Information shown:
## Begin
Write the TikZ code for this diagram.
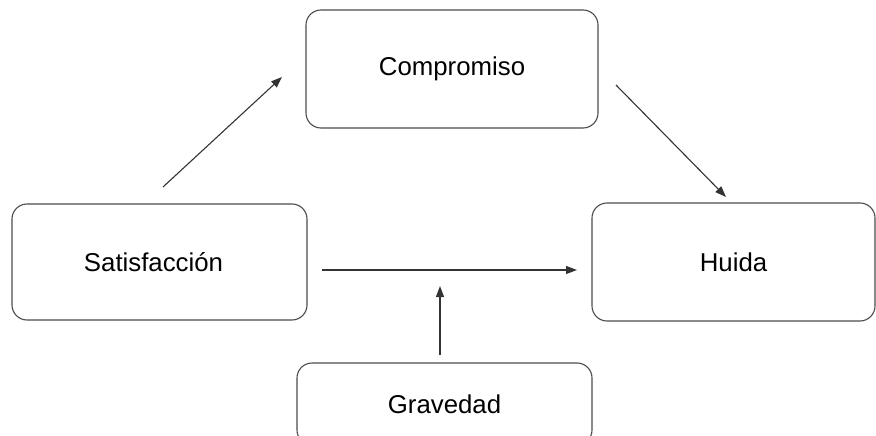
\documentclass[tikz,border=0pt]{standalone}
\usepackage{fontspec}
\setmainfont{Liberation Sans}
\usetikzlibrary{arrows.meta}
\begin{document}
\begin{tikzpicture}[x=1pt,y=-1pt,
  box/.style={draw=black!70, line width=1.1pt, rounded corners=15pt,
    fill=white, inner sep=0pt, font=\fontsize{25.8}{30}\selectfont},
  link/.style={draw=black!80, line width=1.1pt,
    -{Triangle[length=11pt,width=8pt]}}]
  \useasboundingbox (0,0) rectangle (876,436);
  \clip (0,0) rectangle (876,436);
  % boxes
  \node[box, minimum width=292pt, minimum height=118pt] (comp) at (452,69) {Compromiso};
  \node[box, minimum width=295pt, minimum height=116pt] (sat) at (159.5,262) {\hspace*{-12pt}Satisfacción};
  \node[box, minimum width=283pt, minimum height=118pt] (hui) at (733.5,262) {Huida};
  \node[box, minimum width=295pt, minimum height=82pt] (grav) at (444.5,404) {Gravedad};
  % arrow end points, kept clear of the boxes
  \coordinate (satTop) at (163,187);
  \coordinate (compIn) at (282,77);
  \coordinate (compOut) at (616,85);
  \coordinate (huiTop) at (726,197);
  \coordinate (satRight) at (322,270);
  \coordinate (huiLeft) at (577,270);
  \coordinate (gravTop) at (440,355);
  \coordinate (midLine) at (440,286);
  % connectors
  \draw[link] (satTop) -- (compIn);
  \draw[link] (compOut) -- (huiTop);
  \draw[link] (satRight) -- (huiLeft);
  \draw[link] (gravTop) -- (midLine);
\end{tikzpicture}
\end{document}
## End
## Begin
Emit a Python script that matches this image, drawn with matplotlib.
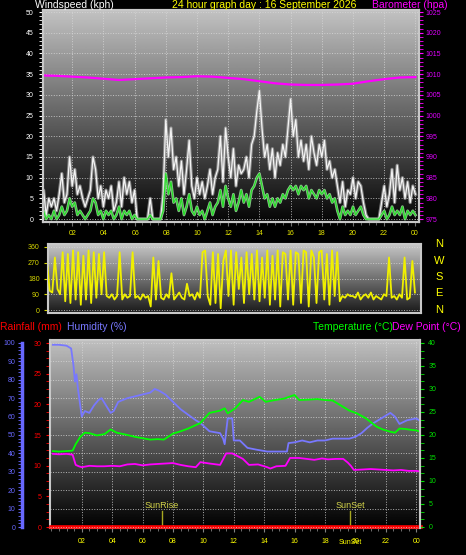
## End
Pull out each line of the listing that holds the string "this".

Write the TikZ code for this diagram.
Emit a Python script that matches this image, drawn with matplotlib.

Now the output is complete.